It turns out getting position from an
Iridium phone can be inaccurate unless there is a
gps receiver built in or interfaced to it. 10 km errors are common but east west positions could be much, much greater than that. That is why they are now searching further west. Let's see what they come up with today.
Iridium accuracy
references...
First Reference....
https://en.wikipedia.org/wiki/Iridium_Communications
Tracking transceiver units[edit]
Without an extra global
navigation satellite system, receiver
tracking is difficult, but not impossible, as the position of a mobile unit can be determined using a Doppler shift calculation from the
satellite. These readings however can be inaccurate with errors in the tens of kilometers.[33] Even without using Doppler shifts, a rough indication of a unit's position can be found by checking the location of the spot-beam being used and the mobile unit's timing advance.
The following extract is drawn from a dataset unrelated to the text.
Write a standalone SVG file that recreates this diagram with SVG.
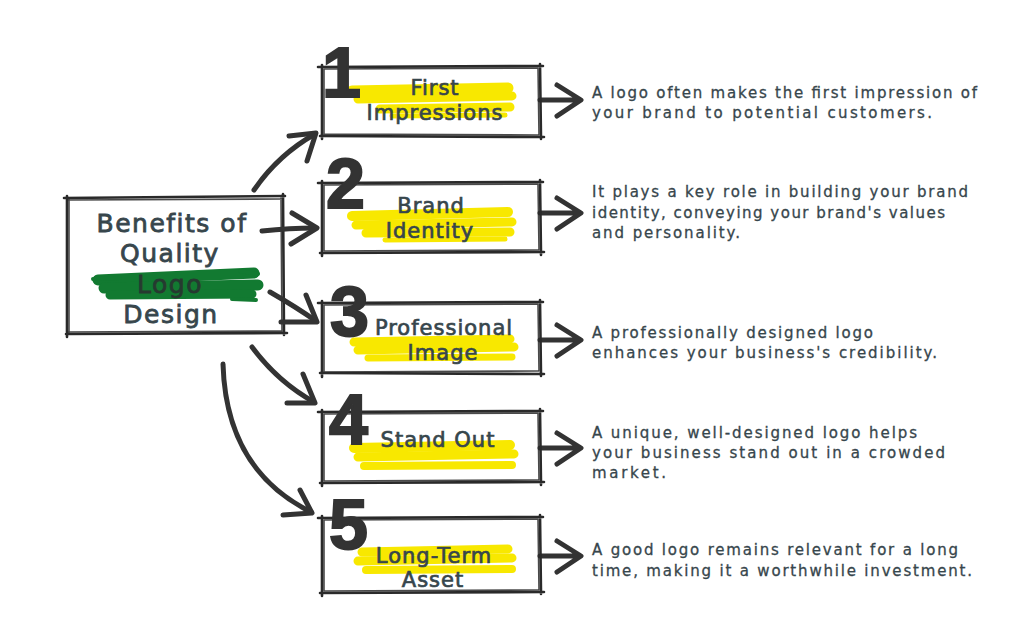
<svg xmlns="http://www.w3.org/2000/svg" width="1020" height="626" viewBox="0 0 1020 626">
<style>
.sk{fill:none;stroke:#2a2a2a;stroke-width:2.6;stroke-linecap:round;stroke-linejoin:round}
.sk2{fill:none;stroke:#2a2a2a;stroke-width:1.6;stroke-linecap:round;opacity:.85}
.ar{fill:none;stroke:#333;stroke-width:5;stroke-linecap:round;stroke-linejoin:round}
.hy{fill:none;stroke:#f8e800;stroke-linecap:round}
.hg{fill:none;stroke:#127a31;stroke-linecap:round}
.lbl{font-family:"DejaVu Sans","Open Sans",sans-serif;font-size:21px;letter-spacing:1px;fill:#37464c;stroke:#37464c;stroke-width:0.7;text-anchor:middle}
.ttl{font-family:"DejaVu Sans","Open Sans",sans-serif;font-size:25px;letter-spacing:1.5px;fill:#37464c;stroke:#37464c;stroke-width:0.8;text-anchor:middle}
.dsc{font-family:"DejaVu Sans","Open Sans",sans-serif;font-size:15px;fill:#37464c;stroke:#37464c;stroke-width:0.3}
.num{font-family:"Liberation Sans",Arial,sans-serif;font-size:70px;font-weight:bold;fill:#333;stroke:#333;stroke-width:2}
</style>
<rect width="1020" height="626" fill="#fff"/>

<g id="main">
<path class="sk" d="M64 198 L285 196 M283 194 L284 335 M287 333 L66 334 M67 337 L67 196"/>
<path class="sk2" d="M68 200 L282 199 M281 198 L282 332 M282 331 L68 332 M69 333 L69 199"/>
<path class="hg" stroke-width="11" d="M98 280 L254 273"/>
<path class="hg" stroke-width="11" d="M104 288 L258 285"/>
<path class="hg" stroke-width="9" d="M110 295 L252 294"/>
<path class="hg" stroke-width="4" d="M93 279 L120 278 M240 271 L258 274 M232 299 L256 300"/>
<text class="ttl" x="172" y="232">Benefits of</text>
<text class="ttl" x="170" y="262">Quality</text>
<text class="ttl" x="170" y="293" style="fill:#263a30;stroke:#263a30">Logo</text>
<text class="ttl" x="171" y="323">Design</text>
</g>

<g id="connectors">
<path class="ar" d="M254 190 Q278 155 315 134"/>
<path class="ar" d="M289 136 L316 133 L307 161"/>
<path class="ar" d="M262 231 Q290 228 315 228"/>
<path class="ar" d="M292 213 L317 228 L291 244"/>
<path class="ar" d="M270 292 Q296 307 316 321"/>
<path class="ar" d="M306 295 L317 322 L281 322"/>
<path class="ar" d="M252 347 Q278 382 314 402"/>
<path class="ar" d="M303 374 L315 403 L287 403"/>
<path class="ar" d="M223 364 Q226 470 311 512"/>
<path class="ar" d="M300 490 L312 513 L283 515"/>
<path class="ar" d="M540 100 L580 100 M557 85 L581 100 L557 116"/>
<path class="ar" d="M540 213 L580 213 M557 198 L581 213 L557 229"/>
<path class="ar" d="M540 340 L580 340 M557 325 L581 340 L557 356"/>
<path class="ar" d="M540 448 L580 448 M557 433 L581 448 L557 464"/>
<path class="ar" d="M540 556 L580 556 M557 541 L581 556 L557 572"/>
</g>

<g id="node1">
<path class="sk" d="M318 67 L543 66 M540 64 L541 139 M544 137 L320 136 M322 139 L322 65"/>
<path class="sk2" d="M324 69 L538 68 M538 68 L539 135 M538 135 L324 134 M324 135 L324 69"/>
<path class="hy" stroke-width="11" d="M352 91 L508 88"/>
<path class="hy" stroke-width="9" d="M358 99 L512 96"/>
<path class="hy" stroke-width="9" d="M380 109 L510 107"/>
<path class="hy" stroke-width="5" d="M392 116 L505 115"/>
<text class="num" x="322" y="97">1</text>
<text class="lbl" x="435" y="95">First</text>
<text class="lbl" x="435" y="120">Impressions</text>
<text class="dsc" x="592" y="98" textLength="385" lengthAdjust="spacing">A logo often makes the first impression of</text>
<text class="dsc" x="592" y="118" textLength="340" lengthAdjust="spacing">your brand to potential customers.</text>
</g>

<g id="node2">
<path class="sk" d="M318 183 L543 182 M540 180 L541 255 M544 252 L320 253 M322 256 L322 181"/>
<path class="sk2" d="M324 185 L538 184 M538 184 L539 250 M538 250 L324 251 M324 251 L324 185"/>
<path class="hy" stroke-width="10" d="M352 216 L508 212"/>
<path class="hy" stroke-width="9" d="M356 225 L512 222"/>
<path class="hy" stroke-width="9" d="M366 233 L510 232"/>
<path class="hy" stroke-width="5" d="M385 240 L505 239"/>
<text class="num" x="326" y="208">2</text>
<text class="lbl" x="431" y="213">Brand</text>
<text class="lbl" x="430" y="238">Identity</text>
<text class="dsc" x="592" y="197" textLength="376" lengthAdjust="spacing">It plays a key role in building your brand</text>
<text class="dsc" x="592" y="218" textLength="353" lengthAdjust="spacing">identity, conveying your brand's values</text>
<text class="dsc" x="592" y="238" textLength="148" lengthAdjust="spacing">and personality.</text>
</g>

<g id="node3">
<path class="sk" d="M318 303 L543 302 M540 300 L541 376 M544 374 L320 373 M322 377 L322 301"/>
<path class="sk2" d="M324 305 L538 304 M538 304 L539 371 M538 371 L324 372 M324 372 L324 305"/>
<path class="hy" stroke-width="9" d="M354 342 L510 339"/>
<path class="hy" stroke-width="9" d="M358 350 L514 347"/>
<path class="hy" stroke-width="7" d="M368 358 L512 357"/>
<text class="num" x="330" y="336">3</text>
<text class="lbl" x="444" y="335">Professional</text>
<text class="lbl" x="443" y="360">Image</text>
<text class="dsc" x="592" y="338" textLength="281" lengthAdjust="spacing">A professionally designed logo</text>
<text class="dsc" x="592" y="358" textLength="345" lengthAdjust="spacing">enhances your business's credibility.</text>
</g>

<g id="node4">
<path class="sk" d="M318 412 L543 411 M540 409 L541 485 M544 482 L320 483 M322 486 L322 410"/>
<path class="sk2" d="M324 414 L538 413 M538 413 L539 480 M538 480 L324 481 M324 481 L324 414"/>
<path class="hy" stroke-width="10" d="M354 448 L510 445"/>
<path class="hy" stroke-width="9" d="M358 457 L514 454"/>
<path class="hy" stroke-width="8" d="M364 466 L512 465"/>
<text class="num" x="329" y="444">4</text>
<text class="lbl" x="438" y="447">Stand Out</text>
<text class="dsc" x="592" y="438" textLength="325" lengthAdjust="spacing">A unique, well-designed logo helps</text>
<text class="dsc" x="592" y="458" textLength="353" lengthAdjust="spacing">your business stand out in a crowded</text>
<text class="dsc" x="592" y="478" textLength="74" lengthAdjust="spacing">market.</text>
</g>

<g id="node5">
<path class="sk" d="M318 518 L543 517 M540 515 L541 594 M544 592 L320 593 M322 596 L322 516"/>
<path class="sk2" d="M324 520 L538 519 M538 519 L539 590 M538 590 L324 591 M324 591 L324 520"/>
<path class="hy" stroke-width="9" d="M362 552 L508 549"/>
<path class="hy" stroke-width="9" d="M358 561 L512 558"/>
<path class="hy" stroke-width="8" d="M366 570 L512 569"/>
<text class="num" x="329" y="549">5</text>
<text class="lbl" x="434" y="563">Long-Term</text>
<text class="lbl" x="433" y="587">Asset</text>
<text class="dsc" x="592" y="555" textLength="366" lengthAdjust="spacing">A good logo remains relevant for a long</text>
<text class="dsc" x="592" y="576" textLength="380" lengthAdjust="spacing">time, making it a worthwhile investment.</text>
</g>
</svg>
The position readings can be extracted from some transceiver units and the 9505A handset using the -MSGEO AT command.[45] In the past, Iridium has used this method of tracking to block
service to U.S. embargoed countries, such as North
Korea and other politically unpopular regions, such as Northern Sri Lanka. It is also used to stop geographically bounded plans from being used outside the designated area.
The Iridium Extreme
phone introduced in 2011 has a
GPS location
service embedded in the device, which the user can use to locate themselves or include in SMS messages. It can also be used to provide advanced services like Geo-fencing. A red
emergency button on the top of the unit can be pressed to send the unit's position to
emergency rescue agencies or other number pre-programmed by the user or distributor.
Second Reference....
NAL - Network Reference - Iridium Subscriber Unit
The Iridium
network makes calculations of the geographical location (geo-location) of an ISU each time a call is placed. The technique employed to determine the geo-location of an ISU is based on measurements of the ISU and satellite propagation delay and Doppler frequency shift. These measurements are used to estimate cosines of spherical angles that identify the ISU's location relative to the satellite by the gateway. The Iridium geo-location process proceeds as follows:
The ISU sends the satellite an uplink geo-location burst, saving the delay and Doppler corrections needed to send the message.
When the satellite receives the uplink geo-location burst from the ISU, it measures the time and frequency offsets of the burst relative to its time and frequency standards.
The satellite then responds with a downlink burst, which the ISU uses as an acknowledgement that the satellite has received the previous uplink geo-location burst.
When the downlink burst arrives, the ISU checks to see if it is satisfied with its estimates for the timing and Doppler. If so, it then transmits an uplink ACCHL message to the satellite that includes the propagation time and Doppler frequency offsets that were used by the ISU during the last geo-location uplink burst. If the ISU did not receive a response, or if the ISU is not satisfied with the accuracy of the exchange, the ISU will repeat the process again at step 1.
The Iridium
network can locate an ISU to within 10 km only about 78% of the time. The location accuracy can be much higher; however, the information is not available to
commercial users. The so-called error ellipse can have a large eccentricity with the major axis oriented in the azimuth dimension and the minor axis oriented in the radial dimension. The position of the ISU in the radial dimension relative to the satellite can almost always be determined to within 10 km with just one measurement. Errors in the azimuth dimension relative to the satellite are largest along the satellite's ground path and tend to increase with distance from the satellite. Geo-location errors in the east-west dimension, therefore, are sometimes more than 100 times greater than in the north-south dimension.